En el plano psíquico, la insatisfacción se representa como fragmentación. El yo se siente dividido, incompleto, carente. No hay imagen de sí que lo satisfaga plenamente. Siempre algo falta, siempre algo duele. El espejo, en este sentido, no devuelve una figura unificada, sino una imagen quebrada. La identidad misma es inestable, provisional, en lucha.
El símbolo del desierto también aparece con frecuencia. Es el espacio de la soledad, del silencio, de la prueba. No hay agua, no hay sombra. El sujeto, despojado de todo, se encuentra consigo mismo. Es en ese vacío donde puede comenzar a comprender la raíz de su malestar.
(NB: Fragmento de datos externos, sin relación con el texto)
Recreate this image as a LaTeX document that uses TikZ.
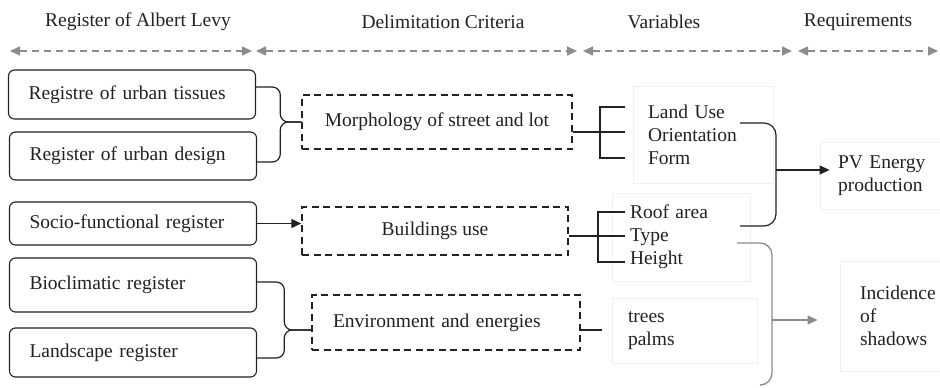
\documentclass[tikz,border=0pt]{standalone}
\usepackage{fontspec}
\setmainfont{Liberation Serif}
\usetikzlibrary{arrows.meta}
\definecolor{ink}{HTML}{222222}
\definecolor{dgray}{HTML}{8C8C8C}
\definecolor{faint}{HTML}{F0F0F0}
\hyphenpenalty=10000
\begin{document}
\begin{tikzpicture}[x=1pt,y=-1pt, font=\fontsize{19.5}{23}\selectfont, text=ink,
 regbox/.style={draw=ink, line width=1.1pt, rounded corners=6pt, text width=207pt, inner xsep=20pt, inner ysep=0pt, align=left},
 dbox/.style={draw=ink, line width=1.4pt, dash pattern=on 7pt off 4.5pt, inner ysep=0pt},
 fbox/.style={draw=faint, line width=0.8pt, inner ysep=0pt, align=left},
 conn/.style={draw=ink, line width=1.2pt},
 gconn/.style={draw=dgray, line width=1.3pt},
 tip/.style={-{Triangle[length=10pt,width=9pt]}},
 hdr/.style={draw=dgray, line width=1.6pt, dash pattern=on 7pt off 5pt, {Triangle[length=10pt,width=9pt]}-{Triangle[length=10pt,width=9pt]}},
]
\useasboundingbox (0,0) rectangle (940,388);
\fill[white] (0,0) rectangle (940,388);

% headers
\node (h1) at (138,22) {Register of Albert Levy};
\node (h2) at (443,22) {Delimitation Criteria};
\node (h3) at (664,22) {Variables};
\node (h4) at (858,22) {Requirements};
\coordinate (a1) at (10,51); \coordinate (a2) at (252,51);
\coordinate (a3) at (256,51); \coordinate (a4) at (577,51);
\coordinate (a5) at (583,51); \coordinate (a6) at (792,51);
\coordinate (a7) at (798,51); \coordinate (a8) at (938,51);
\draw[hdr] (a1) -- (a2);
\draw[hdr] (a3) -- (a4);
\draw[hdr] (a5) -- (a6);
\draw[hdr] (a7) -- (a8);

% registers
\node[regbox, minimum height=49pt] (tis) at (132,94.5) {Registre of urban tissues};
\node[regbox, minimum height=48pt] (des) at (133,156) {Register of urban design};
\node[regbox, minimum height=43pt] (soc) at (133,223.5) {Socio-functional register};
\node[regbox, minimum height=54pt] (bio) at (133,285) {Bioclimatic register};
\node[regbox, minimum height=49pt] (lan) at (133,352.5) {Landscape register};

% criteria
\node[dbox, minimum width=270pt, minimum height=54pt] (mor) at (437,122) {Morphology of street and lot};
\node[dbox, minimum width=266pt, minimum height=48pt] (bui) at (435,231) {Buildings use};
\node[dbox, text width=226pt, inner xsep=21pt, align=left, minimum height=55pt] (env) at (446,322.5) {Environment and energies};

% variables
\node[fbox, text width=110pt, inner xsep=15pt, minimum height=97pt] (v1) at (703,135) {Land Use\\Orientation\\Form};
\node[fbox, text width=102pt, inner xsep=18pt, minimum height=88pt] (v2) at (681,237) {Roof area\\Type\\Height};
\node[fbox, text width=113pt, inner xsep=16pt, minimum height=65pt] (v3) at (684.5,331) {trees\\palms};

% requirements
\node[fbox, text width=110pt, inner xsep=18pt, minimum height=67pt] (pv) at (893,176) {PV Energy\\production};
\node[fbox, text width=100pt, inner xsep=20pt, minimum height=110pt] (inc) at (910,316) {Incidence\\of\\shadows};

% braces registers -> criteria
\draw[conn, rounded corners=8pt] ([yshift=7.5pt]tis.east) -| ([xshift=-21pt]mor.west) -- (mor.west);
\draw[conn, rounded corners=8pt] ([yshift=-6pt]des.east) -| ([xshift=-21pt]mor.west) -- (mor.west);
\draw[conn, tip] (soc.east) -- (bui.west |- soc.east);
\coordinate (envtip) at ([yshift=-7.5pt]env.west);
\draw[conn, rounded corners=8pt] ([yshift=3pt]bio.east) -| ([xshift=-27pt]envtip) -- (envtip);
\draw[conn, rounded corners=8pt] ([yshift=-5.5pt]lan.east) -| ([xshift=-27pt]envtip) -- (envtip);

% criteria -> variables
\coordinate (m0) at ([yshift=-10pt]mor.east);
\coordinate (m1) at (625,107); \coordinate (m2) at (625,132); \coordinate (m3) at (625,158);
\draw[conn] (m0) -- (m2);
\draw[conn] (m1) -- (600,107) -- (600,158) -- (m3);
\coordinate (b0) at ([yshift=-5pt]bui.east);
\coordinate (b1) at (625,212); \coordinate (b2) at (625,236); \coordinate (b3) at (625,262);
\draw[conn] (b0) -- (b2);
\draw[conn] (b1) -- (598,212) -- (598,262) -- (b3);
\coordinate (e0) at ([yshift=-7.5pt]env.east);
\coordinate (e1) at (602,330);
\draw[conn] (e0) -- (e1);

% variables -> requirements
\coordinate (r1) at (740,123); \coordinate (r2) at (740,226); \coordinate (rm) at (776,170);
\draw[conn, rounded corners=12pt] (r1) -- (776,123) -- (776,226) -- (r2);
\draw[conn, tip] (rm) -- ([xshift=10pt]pv.west |- rm);
\coordinate (g1) at (737,243); \coordinate (g2) at (762,385); \coordinate (gm) at (772,320);
\draw[gconn, rounded corners=12pt] (g1) -- (772,243) -- (772,385) -- (g2);
\draw[gconn, -{Triangle[length=10pt,width=9pt,fill=dgray]}] (gm) -- ([xshift=-22pt]inc.west |- gm);
\end{tikzpicture}
\end{document}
No es que el mundo le niegue algo: es que lo que busca no está donde lo ha estado buscando.
El sufrimiento, entonces, no solo es una experiencia individual: es una estructura simbólica que atraviesa la cultura, la religión, el arte. Comprenderlo desde este lugar permite una mirada más amplia, menos personalista. La insatisfacción no es un fracaso: es una clave. Una llamada. Una posibilidad. Si se la escucha con atención, puede transformarse en camino.
---
d. El pesimismo existencial en la serie Fargo
La serie Fargo, en sus múltiples temporadas, no solo retoma la estética y el espíritu de la película original de los hermanos Coen, sino que desarrolla una narrativa profundamente existencial. En ella, la vida cotidiana de personajes comunes se ve atravesada por situaciones absurdas, violentas, desmesuradas, que desnudan la fragilidad de toda construcción de sentido. No hay grandes héroes ni revelaciones trascendentes: solo personas intentando sobrevivir a lo ininteligible.
El pesimismo existencial que recorre la serie no es oscuridad gratuita. Es una exposición lúcida de la condición humana en su desnudez. Los personajes, en su mayoría, se ven arrastrados por circunstancias que no comprenden del todo. Actúan por impulso, por miedo, por deseo, por venganza. La vida no responde a sus planes ni a sus justificaciones. Es indiferente, azarosa, incluso cruel. Y, sin embargo, en medio de esa crudeza, hay destellos de humanidad.
El estilo visual de Fargo colabora con esta atmósfera. Los paisajes blancos, vacíos, fríos, funcionan como metáfora de la intemperie existencial. No hay refugio seguro. No hay promesas. El sujeto está solo ante sus decisiones. Y esas decisiones, muchas veces, desencadenan consecuencias imprevisibles. El libre albedrío aparece como una carga insoportable: elegir implica responsabilidad, pero también incertidumbre.
Los personajes que logran cierta forma de redención no lo hacen a través de grandes gestos heroicos, sino mediante pequeñas elecciones éticas, silenciosas. La bondad no es premiada; el mal no siempre es castigado. Pero hay una ética implícita en la serie: la posibilidad de actuar con integridad, incluso en un mundo caótico. Esa ética no salva del sufrimiento, pero da un cierto peso, una cierta dignidad, a la existencia.
Fargo es, en este sentido, una representación simbólica de la condición humana tal como la describe el existencialismo: un estar arrojado en el mundo, sin garantías, sin salvación. Pero también es una invitación a mirar con atención, a no huir de lo que duele, a sostener el desconcierto sin perder la sensibilidad. En medio del sinsentido, se abren instantes de belleza, de ternura, de lucidez. Y esos instantes, aunque breves, revelan que la vida no necesita tener sentido para ser profundamente humana.
Y en definitiva es confrontando con el sufrimiento que es más significativa.